> TASK GOAL:
Only the lines from the start of the data below through the line that contains "import plotly.graph_objects as go" are to be copied, exactly and without pictures.

> STORED DATA:
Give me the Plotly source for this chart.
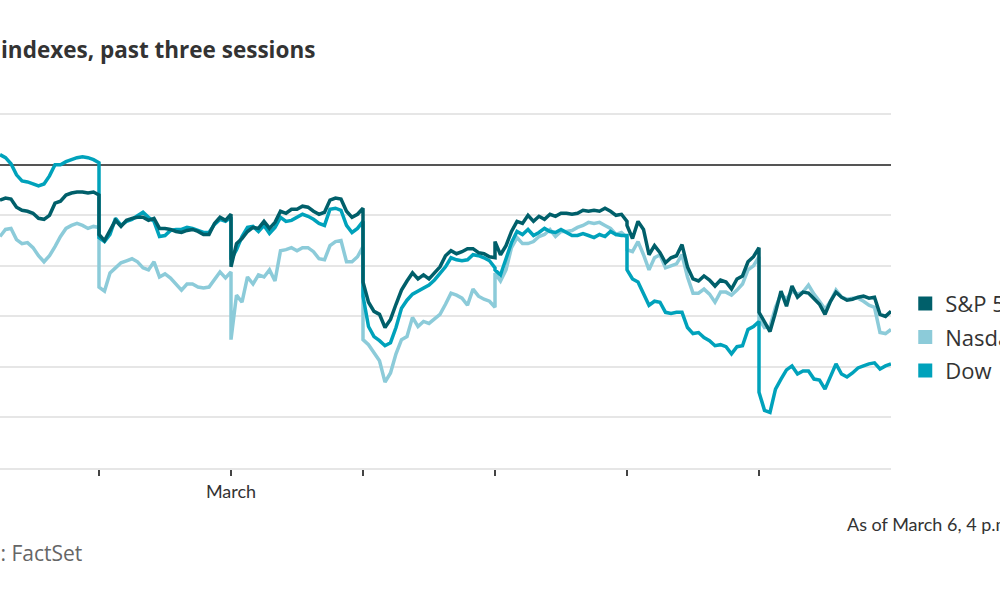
import numpy as np
import plotly.graph_objects as go

# Percent change. First list = tail of the session before the
# first visible tick (last 3/4 of it), then six full sessions (open ... close).
sp_sessions = [
    [-0.35, -0.33, -0.34, -0.42, -0.45, -0.46, -0.48, -0.53, -0.54, -0.50, -0.38, -0.36, -0.30, -0.28, -0.27, -0.27, -0.28, -0.27, -0.30],
    [-0.69, -0.75, -0.65, -0.55, -0.61, -0.55, -0.53, -0.52, -0.52, -0.55, -0.53, -0.63, -0.63, -0.64, -0.66, -0.67, -0.65, -0.64, -0.66, -0.69, -0.69, -0.58, -0.52, -0.55, -0.49],
    [-1.01, -0.78, -0.73, -0.66, -0.62, -0.63, -0.56, -0.63, -0.57, -0.46, -0.48, -0.44, -0.44, -0.41, -0.42, -0.46, -0.49, -0.47, -0.35, -0.33, -0.34, -0.46, -0.52, -0.49, -0.43],
    [-1.16, -1.36, -1.45, -1.48, -1.61, -1.53, -1.38, -1.24, -1.15, -1.07, -1.13, -1.09, -1.13, -1.07, -1.01, -0.90, -0.85, -0.88, -0.86, -0.83, -0.83, -0.87, -0.88, -0.91, -0.92],
    [-0.76, -0.89, -0.80, -0.66, -0.56, -0.58, -0.50, -0.56, -0.51, -0.54, -0.49, -0.51, -0.48, -0.48, -0.49, -0.48, -0.45, -0.46, -0.45, -0.46, -0.43, -0.46, -0.50, -0.49, -0.56],
    [-0.60, -0.73, -0.56, -0.64, -0.89, -0.80, -0.87, -0.97, -0.92, -0.90, -0.79, -1.01, -1.13, -1.15, -1.10, -1.14, -1.20, -1.14, -1.16, -1.23, -1.13, -1.10, -0.96, -0.91, -0.82],
    [-1.46, -1.56, -1.65, -1.46, -1.25, -1.40, -1.20, -1.31, -1.26, -1.27, -1.32, -1.38, -1.48, -1.35, -1.26, -1.31, -1.34, -1.33, -1.31, -1.30, -1.32, -1.31, -1.48, -1.50, -1.45],
]
nasdaq_sessions = [
    [-0.71, -0.64, -0.63, -0.74, -0.78, -0.77, -0.82, -0.90, -0.96, -0.90, -0.81, -0.71, -0.63, -0.60, -0.58, -0.60, -0.63, -0.61, -0.62],
    [-1.21, -1.25, -1.07, -1.02, -0.97, -0.95, -0.93, -0.96, -1.02, -1.04, -0.96, -1.11, -1.08, -1.12, -1.18, -1.24, -1.18, -1.18, -1.21, -1.22, -1.21, -1.14, -1.06, -1.12, -1.06],
    [-1.73, -1.29, -1.36, -1.11, -1.18, -1.09, -1.11, -1.04, -1.15, -0.85, -0.84, -0.82, -0.85, -0.82, -0.82, -0.86, -0.93, -0.94, -0.80, -0.76, -0.75, -0.96, -0.96, -0.91, -0.81],
    [-1.73, -1.78, -1.86, -1.94, -2.15, -2.06, -1.87, -1.73, -1.70, -1.51, -1.60, -1.55, -1.57, -1.52, -1.48, -1.38, -1.27, -1.29, -1.32, -1.39, -1.23, -1.30, -1.33, -1.35, -1.41],
    [-1.07, -1.15, -1.04, -0.82, -0.72, -0.78, -0.78, -0.76, -0.71, -0.69, -0.64, -0.71, -0.66, -0.66, -0.65, -0.62, -0.60, -0.57, -0.58, -0.57, -0.60, -0.63, -0.69, -0.67, -0.72],
    [-0.84, -0.86, -0.76, -0.89, -1.04, -0.92, -0.89, -1.02, -1.00, -0.98, -0.89, -1.11, -1.27, -1.27, -1.23, -1.28, -1.36, -1.26, -1.26, -1.29, -1.24, -1.18, -1.04, -1.00, -0.91],
    [-1.53, -1.61, -1.60, -1.41, -1.28, -1.33, -1.25, -1.28, -1.26, -1.19, -1.28, -1.35, -1.43, -1.35, -1.24, -1.31, -1.33, -1.32, -1.32, -1.35, -1.39, -1.41, -1.66, -1.67, -1.63],
]
dow_sessions = [
    [0.10, 0.07, 0.01, -0.10, -0.16, -0.17, -0.19, -0.21, -0.19, -0.11, 0.00, 0.00, 0.03, 0.05, 0.07, 0.08, 0.07, 0.05, 0.02],
    [-0.72, -0.76, -0.69, -0.53, -0.60, -0.56, -0.54, -0.50, -0.47, -0.52, -0.56, -0.71, -0.70, -0.65, -0.64, -0.64, -0.62, -0.63, -0.65, -0.67, -0.67, -0.59, -0.54, -0.56, -0.52],
    [-0.94, -0.84, -0.71, -0.62, -0.61, -0.66, -0.60, -0.68, -0.62, -0.52, -0.56, -0.55, -0.52, -0.49, -0.51, -0.54, -0.58, -0.60, -0.44, -0.43, -0.45, -0.60, -0.67, -0.63, -0.56],
    [-1.30, -1.60, -1.70, -1.74, -1.79, -1.76, -1.61, -1.42, -1.34, -1.28, -1.25, -1.22, -1.19, -1.14, -1.07, -1.01, -0.92, -0.94, -0.95, -0.94, -0.89, -0.90, -0.92, -0.95, -1.02],
    [-1.04, -1.09, -0.92, -0.77, -0.66, -0.69, -0.64, -0.70, -0.67, -0.63, -0.66, -0.67, -0.64, -0.67, -0.70, -0.70, -0.68, -0.70, -0.72, -0.69, -0.71, -0.66, -0.69, -0.70, -0.70],
    [-1.04, -1.13, -1.16, -1.27, -1.39, -1.35, -1.36, -1.46, -1.47, -1.46, -1.46, -1.61, -1.67, -1.66, -1.71, -1.74, -1.79, -1.78, -1.80, -1.87, -1.80, -1.79, -1.63, -1.60, -1.55],
    [-2.25, -2.43, -2.45, -2.22, -2.12, -2.03, -1.99, -2.07, -2.04, -2.04, -2.12, -2.13, -2.22, -2.10, -1.97, -2.07, -2.10, -2.06, -2.01, -1.99, -1.97, -1.96, -2.02, -1.99, -1.97],
]

series_names = ["S&P 500", "Nasdaq", "Dow"]
series_colors = ["#005f6a", "#8ccbd9", "#00a2bb"]
session_ticks = [0, 1, 2, 3, 4, 5]
session_tick_labels = ["", "March", "", "", "", ""]
visible_start = -0.75
title_text = "indexes, past three sessions"
note_text = "As of March 6, 4 p.m."
source_text = "Source: FactSet"


def session_times(sessions):
    t = []
    for k, vals in enumerate(sessions):
        if k == 0:
            t.extend(np.linspace(visible_start, 0, len(vals)))
        else:
            t.extend(np.linspace(k - 1, k, len(vals)))
    return t


def flat(sessions):
    return [v for s in sessions for v in s]


fig = go.Figure()
data = {"S&P 500": sp_sessions, "Nasdaq": nasdaq_sessions, "Dow": dow_sessions}
draw_order = ["Nasdaq", "Dow", "S&P 500"]
for name in draw_order:
    c = series_colors[series_names.index(name)]
    fig.add_trace(go.Scatter(x=session_times(data[name]), y=flat(data[name]),
                             mode="lines", line=dict(color=c, width=3.5),
                             showlegend=False, hoverinfo="skip"))

for i, name in enumerate(series_names):
    fig.add_trace(go.Scatter(x=[None], y=[None], mode="markers", name=name,
                             marker=dict(symbol="square", size=14, color=series_colors[i]),
                             legendgroup=name, showlegend=True))

fig.update_layout(
    width=1000, height=600,
    margin=dict(l=0, r=109, t=94, b=132, autoexpand=False),
    paper_bgcolor="white", plot_bgcolor="white",
    font=dict(family="Lato", color="#333333"),
    hovermode=False,
    showlegend=True,
    legend=dict(x=1.016, xanchor="left", y=0.35, yanchor="middle",
                font=dict(size=22, color="#333333", family="Open Sans"),
                tracegroupgap=2, itemclick=False, bgcolor="rgba(0,0,0,0)"),
    xaxis=dict(range=[visible_start, 6], tickvals=session_ticks, ticktext=session_tick_labels,
               showgrid=False, zeroline=False, showline=True, linecolor="#e6e6e6", linewidth=2,
               ticks="outside", ticklen=6, tickwidth=2, tickcolor="#444444",
               tickfont=dict(size=18, color="#333333", family="Lato")),
    yaxis=dict(range=[-3.0, 0.7], dtick=0.5, tick0=0, showgrid=True, gridcolor="#e6e6e6",
               gridwidth=2, zeroline=True, zerolinecolor="#555555", zerolinewidth=2,
               showticklabels=False, ticks=""),
    annotations=[
        dict(text=title_text, xref="paper", yref="paper", x=-1 / 891, y=1.118,
             xanchor="left", yanchor="middle", showarrow=False,
             font=dict(size=22.5, color="#333333", family="Open Sans", weight="bold")),
        dict(text=note_text, xref="paper", yref="paper", x=845 / 891, y=-0.15,
             xanchor="left", yanchor="middle", showarrow=False,
             font=dict(size=18, color="#333333", family="Lato")),
        dict(text=source_text, xref="paper", yref="paper", x=84 / 891, y=-0.227,
             xanchor="right", yanchor="middle", showarrow=False,
             font=dict(size=21, color="#666666", family="Open Sans")),
    ],
)

fig.write_html("out.html", config={"displayModeBar": False},
               post_script="document.body.style.margin='0';document.body.style.overflow='hidden';")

> RESULT OF THE TASK:
Give me the Plotly source for this chart.
import numpy as np
import plotly.graph_objects as go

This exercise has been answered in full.